+++ LISTING +++

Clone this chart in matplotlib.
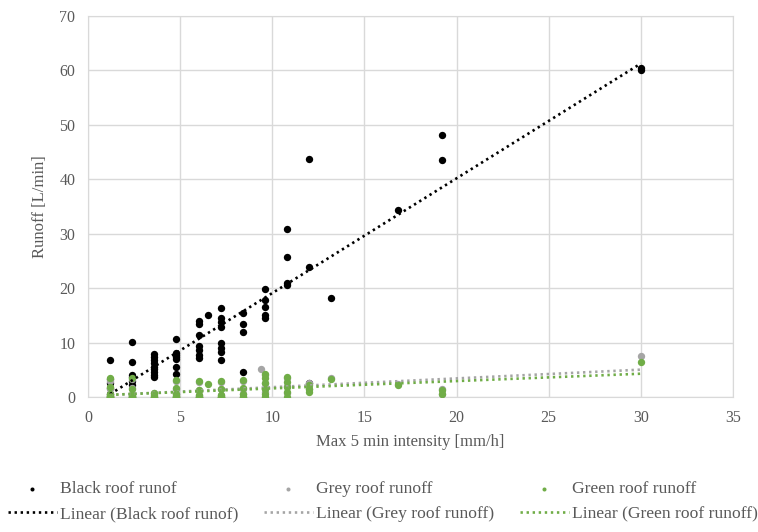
import numpy as np
import matplotlib
matplotlib.use("Agg")
import matplotlib.pyplot as plt

# ---- data: max 5 min intensity [mm/h] vs runoff [L/min] ----

black_x = [1.2, 1.2, 1.2, 1.2, 1.2,
           2.4, 2.4, 2.4, 2.4, 2.4, 2.4,
           3.6, 3.6, 3.6, 3.6, 3.6, 3.6, 3.6, 3.6, 3.6,
           4.8, 4.8, 4.8, 4.8, 4.8, 4.8, 4.8,
           6.0, 6.0, 6.0, 6.0, 6.0, 6.0, 6.0,
           6.5,
           7.2, 7.2, 7.2, 7.2, 7.2, 7.2, 7.2, 7.2,
           8.4, 8.4, 8.4, 8.4,
           9.6, 9.6, 9.6, 9.6, 9.6,
           10.8, 10.8, 10.8, 10.8,
           12.0, 12.0, 12.0,
           13.2, 16.8, 19.2, 19.2, 30.0, 30.0]
black_y = [6.8, 3.3, 2.6, 1.6, 0.6,
           10.1, 6.4, 4.0, 3.6, 3.0, 2.2,
           7.9, 7.3, 6.8, 6.2, 5.6, 5.1, 4.6, 4.0, 3.6,
           10.6, 8.0, 7.4, 6.9, 5.5, 4.2, 7.7,
           14.0, 13.5, 11.3, 9.3, 8.6, 7.8, 7.2,
           15.0,
           16.3, 14.5, 13.8, 12.9, 10.0, 9.0, 8.2, 6.8,
           15.4, 13.4, 12.0, 4.6,
           19.8, 17.8, 16.5, 15.1, 14.6,
           30.9, 25.7, 21.0, 20.5,
           43.8, 23.9, 2.5,
           18.2, 34.4, 48.2, 43.6, 60.5, 60.0]

grey_x = [1.2, 1.2, 1.2, 1.2, 1.2, 1.2, 1.2,
          2.4, 2.4, 2.4, 2.4, 2.4, 2.4, 2.4,
          3.6, 3.6, 3.6,
          4.8, 4.8, 4.8, 4.8, 4.8,
          6.0, 6.0, 6.0, 6.0, 6.0,
          7.2, 7.2, 7.2, 7.2, 7.2,
          8.4, 8.4, 8.4, 8.4,
          9.4, 9.6, 9.6, 9.6, 9.6,
          10.8, 10.8, 10.8,
          12.0, 12.0,
          13.2, 16.8, 19.2, 19.2, 30.0]
grey_y = [3.0, 1.5, 0.4, 0.0, 0.0, 0.0, 0.0,
          3.3, 1.6, 0.5, 0.0, 0.0, 0.0, 0.0,
          0.8, 0.0, 0.0,
          3.0, 1.4, 0.5, 0.0, 0.0,
          2.7, 1.2, 0.3, 0.0, 0.0,
          2.8, 1.4, 0.4, 0.0, 0.0,
          3.0, 1.5, 0.5, 0.0,
          5.2, 4.0, 2.5, 1.0, 0.0,
          3.5, 2.0, 0.8,
          2.5, 1.5,
          3.4, 2.4, 1.4, 0.5, 7.6]

green_x = [1.2, 1.2, 1.2, 1.2, 1.2, 1.2, 1.2, 1.2,
           2.4, 2.4, 2.4, 2.4, 2.4, 2.4, 2.4,
           3.6, 3.6, 3.6, 3.6,
           4.8, 4.8, 4.8, 4.8, 4.8, 4.8, 4.8,
           6.0, 6.0, 6.0, 6.0, 6.0, 6.0,
           6.5,
           7.2, 7.2, 7.2, 7.2, 7.2, 7.2,
           8.4, 8.4, 8.4, 8.4, 8.4,
           9.6, 9.6, 9.6, 9.6, 9.6, 9.6,
           10.8, 10.8, 10.8, 10.8, 10.8,
           12.0, 12.0, 12.0,
           13.2, 16.8, 19.2, 19.2, 30.0]
green_y = [3.5, 1.8, 0.5, 0.2, 0.1, 0.0, 0.0, 0.0,
           3.4, 1.5, 0.4, 0.1, 0.0, 0.0, 0.0,
           0.7, 0.4, 0.0, 0.0,
           3.2, 1.6, 0.5, 0.2, 0.0, 0.0, 0.0,
           2.9, 1.2, 0.3, 0.0, 0.0, 0.0,
           2.4,
           3.0, 1.4, 0.4, 0.0, 0.0, 0.0,
           3.2, 1.7, 0.5, 0.0, 0.0,
           4.3, 3.5, 2.6, 1.5, 0.5, 0.0,
           3.7, 2.8, 1.8, 0.9, 0.0,
           2.2, 1.5, 1.0,
           3.3, 2.2, 1.3, 0.6, 6.5]

series = [
    ("Black roof runof", black_x, black_y, "#000000"),
    ("Grey roof runoff", grey_x, grey_y, "#a5a5a5"),
    ("Green roof runoff", green_x, green_y, "#70ad47"),
]

TXT = "#595959"
GRID = "#d9d9d9"

plt.rcParams["font.family"] = ["Liberation Serif", "DejaVu Serif"]

fig = plt.figure(figsize=(7.58, 5.32), dpi=100)
ax = fig.add_axes([88 / 758, 1 - 397 / 532, (733 - 88) / 758, (397 - 16) / 532])

handles = []
for name, xs, ys, col in series:
    xs = np.asarray(xs)
    ys = np.asarray(ys)
    pts = ax.scatter(xs, ys, s=28, color=col, zorder=3, label=name, linewidths=0)
    # linear trendline over the data range
    k, b = np.polyfit(xs, ys, 1)
    xx = np.array([xs.min(), xs.max()])
    ln, = ax.plot(xx, k * xx + b, color=col, lw=1.9, linestyle=(0, (0.9, 1.4)),
                  zorder=4, label="Linear (%s)" % name)
    handles += [pts, ln]

ax.set_xlim(0, 35)
ax.set_ylim(0, 70)
ax.set_xticks(range(0, 36, 5))
ax.set_yticks(range(0, 71, 10))
ax.grid(True, color=GRID, lw=1)
ax.set_axisbelow(True)
for sp in ax.spines.values():
    sp.set_color(GRID)
ax.tick_params(length=0, labelsize=11.5, colors=TXT, pad=9)
ax.set_xlabel("Max 5 min intensity [mm/h]", fontsize=12, color=TXT, labelpad=6)
ax.set_ylabel("Runoff [L/min]", fontsize=12, color=TXT, labelpad=8)

fig.legend(handles=handles, loc="upper left", bbox_to_anchor=(0.01, 1 - 481 / 532),
           ncol=3, frameon=False, fontsize=12.6, labelcolor=TXT,
           handlelength=2.8, handletextpad=0.2, columnspacing=1.45,
           markerscale=0.55, labelspacing=0.5, borderpad=0, borderaxespad=0)

fig.savefig("out.png", dpi=100)
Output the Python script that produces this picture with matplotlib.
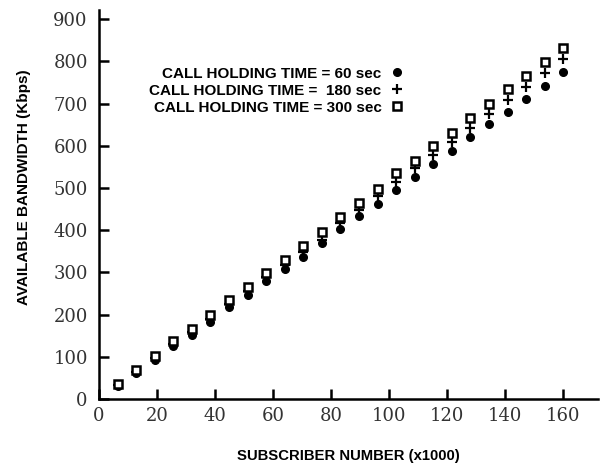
import matplotlib
matplotlib.use("Agg")
import matplotlib.pyplot as plt

# subscriber number (x1000)
subscribers = [6.4, 12.8, 19.2, 25.6, 32.0, 38.4, 44.8, 51.2, 57.6, 64.0,
               70.4, 76.8, 83.2, 89.6, 96.0, 102.4, 108.8, 115.2, 121.6, 128.0,
               134.4, 140.8, 147.2, 153.6, 160.0]

# available bandwidth (Kbps) per call holding time
bw_60 = [31, 61, 92, 125, 152, 182, 218, 246, 280, 308, 337, 370, 403, 433,
         462, 495, 526, 556, 588, 620, 651, 680, 710, 741, 775]
bw_180 = [33, 64, 96, 130, 158, 190, 226, 255, 288, 318, 348, 376, 417, 447,
          480, 514, 547, 578, 609, 642, 675, 708, 739, 772, 806]
bw_300 = [35, 68, 102, 137, 166, 199, 234, 265, 298, 329, 362, 396, 431, 464,
          497, 535, 564, 600, 630, 665, 699, 734, 765, 798, 832]

labels = ["CALL HOLDING TIME = 60 sec",
          "CALL HOLDING TIME =  180 sec",
          "CALL HOLDING TIME = 300 sec"]

fig = plt.figure(figsize=(6.05, 4.65), dpi=100)
ax = fig.add_axes([0.1636, 0.142, 0.825, 0.836])

ax.plot(subscribers, bw_60, linestyle="none", marker="o", markersize=5.5,
        color="black", label=labels[0])
ax.plot(subscribers, bw_180, linestyle="none", marker="+", markersize=7.5,
        markeredgewidth=1.6, color="black", label=labels[1])
ax.plot(subscribers, bw_300, linestyle="none", marker="s", markersize=5.8,
        markerfacecolor="white", markeredgecolor="black", markeredgewidth=1.8,
        label=labels[2])

ax.set_xlim(0, 172)
ax.set_ylim(0, 921)
ax.set_xticks(range(0, 161, 20))
ax.set_yticks(range(0, 901, 100))

# only left and bottom axis lines
ax.spines["top"].set_visible(False)
ax.spines["right"].set_visible(False)
ax.spines["left"].set_linewidth(1.8)
ax.spines["bottom"].set_linewidth(1.8)
ax.tick_params(direction="in", length=7, width=1.8)
ax.tick_params(axis="y", pad=8)
ax.tick_params(axis="x", pad=6)

for lab in ax.get_xticklabels() + ax.get_yticklabels():
    lab.set_family("DejaVu Serif")
    lab.set_fontsize(13)
    lab.set_color("#333333")

ax.set_xlabel("SUBSCRIBER NUMBER (x1000)", fontsize=10.7, fontweight="bold",
              family="Liberation Sans", labelpad=17)
ax.set_ylabel("AVAILABLE BANDWIDTH (Kbps)", fontsize=11, fontweight="bold",
              family="Liberation Sans")
ax.yaxis.set_label_coords(-0.137, 0.545)

leg = ax.legend(loc="center right", bbox_to_anchor=(0.612, 0.793), frameon=False,
                markerfirst=False, handlelength=1.0, handletextpad=0.5,
                labelspacing=0.2, borderpad=0, borderaxespad=0,
                prop={"family": "Liberation Sans", "weight": "bold", "size": 11})

fig.savefig("out.png", dpi=100)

+++

# EXERCISE TASK
Copy nothing but the lines from the first one in the listing through the line with "18.2, 34.4, 48.2, 43.6, 60.5, 60.0]", and omit the pictures.

# RESPONSE BELOW
Clone this chart in matplotlib.
import numpy as np
import matplotlib
matplotlib.use("Agg")
import matplotlib.pyplot as plt

# ---- data: max 5 min intensity [mm/h] vs runoff [L/min] ----

black_x = [1.2, 1.2, 1.2, 1.2, 1.2,
           2.4, 2.4, 2.4, 2.4, 2.4, 2.4,
           3.6, 3.6, 3.6, 3.6, 3.6, 3.6, 3.6, 3.6, 3.6,
           4.8, 4.8, 4.8, 4.8, 4.8, 4.8, 4.8,
           6.0, 6.0, 6.0, 6.0, 6.0, 6.0, 6.0,
           6.5,
           7.2, 7.2, 7.2, 7.2, 7.2, 7.2, 7.2, 7.2,
           8.4, 8.4, 8.4, 8.4,
           9.6, 9.6, 9.6, 9.6, 9.6,
           10.8, 10.8, 10.8, 10.8,
           12.0, 12.0, 12.0,
           13.2, 16.8, 19.2, 19.2, 30.0, 30.0]
black_y = [6.8, 3.3, 2.6, 1.6, 0.6,
           10.1, 6.4, 4.0, 3.6, 3.0, 2.2,
           7.9, 7.3, 6.8, 6.2, 5.6, 5.1, 4.6, 4.0, 3.6,
           10.6, 8.0, 7.4, 6.9, 5.5, 4.2, 7.7,
           14.0, 13.5, 11.3, 9.3, 8.6, 7.8, 7.2,
           15.0,
           16.3, 14.5, 13.8, 12.9, 10.0, 9.0, 8.2, 6.8,
           15.4, 13.4, 12.0, 4.6,
           19.8, 17.8, 16.5, 15.1, 14.6,
           30.9, 25.7, 21.0, 20.5,
           43.8, 23.9, 2.5,
           18.2, 34.4, 48.2, 43.6, 60.5, 60.0]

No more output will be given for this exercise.